SPANISH SITUATION:SPAIN IS a proud nation and less than two months ago was looking forward to seeing its prime minister, José Luis Rodríguez Zapatero, standing in the limelight during the country's six months as holder of the rotating EU presidency.
Instead, Mr Zapatero was pushed into the background when he joined his European colleagues in Brussels yesterday. He was left out of the meeting to discuss Greece’s debt crisis attended by European Council president Herman Van Rompuy, German chancellor Angela Merkel, French president Nicolas Sarkozy and European Commission president José Manuel Barroso.
In recent weeks Spain, Europe’s fifth-largest economy, has been forced to defend its own economic credibility as investors and bankers around the world placed it alongside other struggling European countries as the PIGS (Portugal, Ireland, Greece and Spain). And, indeed, recession continues to bite in Spain and unemployment is in freefall.

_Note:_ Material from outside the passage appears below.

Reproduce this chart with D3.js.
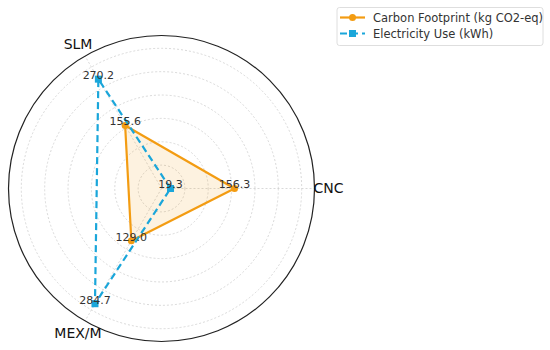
<!DOCTYPE html>
<html>
<head>
<meta charset="utf-8">
<script src="https://cdn.jsdelivr.net/npm/d3@7"></script>
<style>
  body { margin: 0; background: #fff; }
  svg { display: block; font-family: "DejaVu Sans", sans-serif; }
</style>
</head>
<body>
<svg id="chart"></svg>
<script>
const width = 550;
const height = 350;

// data
var categories = ["CNC", "SLM", "MEX/M"];
var carbon = [156.3, 155.6, 129.0];
var electricity = [19.3, 270.2, 284.7];
var seriesNames = ["Carbon Footprint (kg CO2-eq)", "Electricity Use (kWh)"];

const orange = "#f39c12";
const blue = "#1aa6da";
const cx = 161.5, cy = 188.5, R = 153;

var svg = d3.select("#chart").attr("width", width).attr("height", height);
var g = svg.append("g").attr("transform", "translate(" + cx + "," + cy + ")");

var rMax = d3.max(electricity.concat(carbon)) * 1.15;
var r = d3.scaleLinear().domain([0, rMax]).range([0, R]);
var angle = d3.scalePoint().domain(categories).range([0, 2 * Math.PI * 2 / 3]);

function px(cat, v) { return r(v) * Math.cos(angle(cat)); }
function py(cat, v) { return -r(v) * Math.sin(angle(cat)); }

// rings
g.selectAll(".ring")
  .data(r.ticks(6).filter(t => t > 0))
  .enter().append("circle")
  .attr("class", "ring")
  .attr("r", d => r(d))
  .attr("fill", "none")
  .attr("stroke", "#cfcfcf")
  .attr("stroke-width", 0.8)
  .attr("stroke-dasharray", "2,2");

// spokes
g.selectAll(".spoke")
  .data(categories)
  .enter().append("line")
  .attr("class", "spoke")
  .attr("x1", 0).attr("y1", 0)
  .attr("x2", d => px(d, rMax))
  .attr("y2", d => py(d, rMax))
  .attr("stroke", "#cfcfcf")
  .attr("stroke-width", 0.8)
  .attr("stroke-dasharray", "2,2");

// outer circle
g.append("circle")
  .attr("r", r(rMax))
  .attr("fill", "none")
  .attr("stroke", "#222")
  .attr("stroke-width", 1.2);

// category labels
g.selectAll(".cat")
  .data(categories)
  .enter().append("text")
  .attr("class", "cat")
  .attr("x", d => (r(rMax) + 14) * Math.cos(angle(d)))
  .attr("y", d => -(r(rMax) + 14) * Math.sin(angle(d)))
  .attr("text-anchor", "middle")
  .attr("dy", "0.35em")
  .attr("font-size", 14)
  .attr("fill", "#111")
  .text(d => d);

var line = d3.lineRadial()
  .angle(d => Math.PI / 2 - angle(d.cat))
  .radius(d => r(d.v))
  .curve(d3.curveLinearClosed);

var carbonPts = categories.map((c, i) => ({cat: c, v: carbon[i]}));
var elecPts = categories.map((c, i) => ({cat: c, v: electricity[i]}));

// carbon series
g.append("path")
  .datum(carbonPts)
  .attr("d", line)
  .attr("fill", orange)
  .attr("fill-opacity", 0.13)
  .attr("stroke", orange)
  .attr("stroke-width", 2.2)
  .attr("stroke-linejoin", "round");
g.selectAll(".cdot")
  .data(carbonPts)
  .enter().append("circle")
  .attr("class", "cdot")
  .attr("cx", d => px(d.cat, d.v))
  .attr("cy", d => py(d.cat, d.v))
  .attr("r", 3.5)
  .attr("fill", orange);

// electricity series
g.append("path")
  .datum(elecPts)
  .attr("d", line)
  .attr("fill", "none")
  .attr("stroke", blue)
  .attr("stroke-width", 2.2)
  .attr("stroke-dasharray", "7,4");
g.selectAll(".edot")
  .data(elecPts)
  .enter().append("rect")
  .attr("class", "edot")
  .attr("x", d => px(d.cat, d.v) - 3.5)
  .attr("y", d => py(d.cat, d.v) - 3.5)
  .attr("width", 7).attr("height", 7)
  .attr("fill", blue);

// value labels
g.selectAll(".val")
  .data(carbonPts.concat(elecPts))
  .enter().append("text")
  .attr("class", "val")
  .attr("x", d => px(d.cat, d.v))
  .attr("y", d => py(d.cat, d.v) - 4)
  .attr("dy", "0.35em")
  .attr("text-anchor", "middle")
  .attr("font-size", 11)
  .attr("fill", "#333")
  .text(d => d.v.toFixed(1));

// legend
var lg = svg.append("g").attr("transform", "translate(337,7.5)");
lg.append("rect")
  .attr("width", 206).attr("height", 38)
  .attr("rx", 2.5)
  .attr("fill", "#fff")
  .attr("stroke", "#d6d6d6")
  .attr("stroke-width", 0.8);
var rows = lg.selectAll(".lrow")
  .data(seriesNames)
  .enter().append("g")
  .attr("transform", (d, i) => "translate(0," + (10 + i * 16) + ")");
rows.append("line")
  .attr("x1", 3).attr("x2", 28)
  .attr("stroke", (d, i) => i === 0 ? orange : blue)
  .attr("stroke-width", 2.2)
  .attr("stroke-dasharray", (d, i) => i === 0 ? null : "7,4");
rows.each(function(d, i) {
  var row = d3.select(this);
  if (i === 0) {
    row.append("circle").attr("cx", 15.5).attr("r", 3.5).attr("fill", orange);
  } else {
    row.append("rect").attr("x", 12).attr("y", -3.5).attr("width", 7).attr("height", 7).attr("fill", blue);
  }
});
rows.append("text")
  .attr("x", 36)
  .attr("dy", "0.35em")
  .attr("font-size", 11.5)
  .attr("fill", "#333")
  .text(d => d);
</script>
</body>
</html>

So painful was the situation last week that Spanish minister for the economy Elena Salgado and her secretary of state for economic affairs were forced to fly to London and Paris to reassure bankers and investors and brief the financial press that investments in Spain were safe.
A prediction by Mr Zapatero in December that the country was facing an “imminent exit” from recession has proved to be mere wishful thinking.
Spain’s economy fell by 0.1 per cent in the last quarter of 2009, making it the only G20 nation still in recession.
The official Spanish statistics agency reported this week that gross domestic product (GDP) shrunk by 3.1 per cent compared with the same period the previous year, and its public debt is expected to rise from 55.2 per cent of GDP in 2009 to 74 per cent in 2012.
Another example of Mr Zapatero’s wishful thinking was his boast this week that Spain was in a better situation than it was six months ago, a statement bitterly received by the half a million workers who have lost their jobs in that period.
Unemployment in Spain stands at almost 20 per cent, making it the highest in the euro zone, with more than four million people lining up at the dole queues.
The government is reluctant to follow Ireland’s example of cutting the salaries of public-sector employees for fear of provoking a confrontation with the unions, which are already up in arms following the suggestion of raising the retirement age from 65 to 67. It was yet another proposal the government was forced to withdraw under union pressure.
Ignacio Toxo, leader of the Workers Commission union (CCOO), warned the government against taking action that would hurt workers.
He said Mr Zapatero’s government was floundering.
“We can’t go on like this. They stagger from one crisis to another. They are like a bunch of incompetent amateurs,” he said.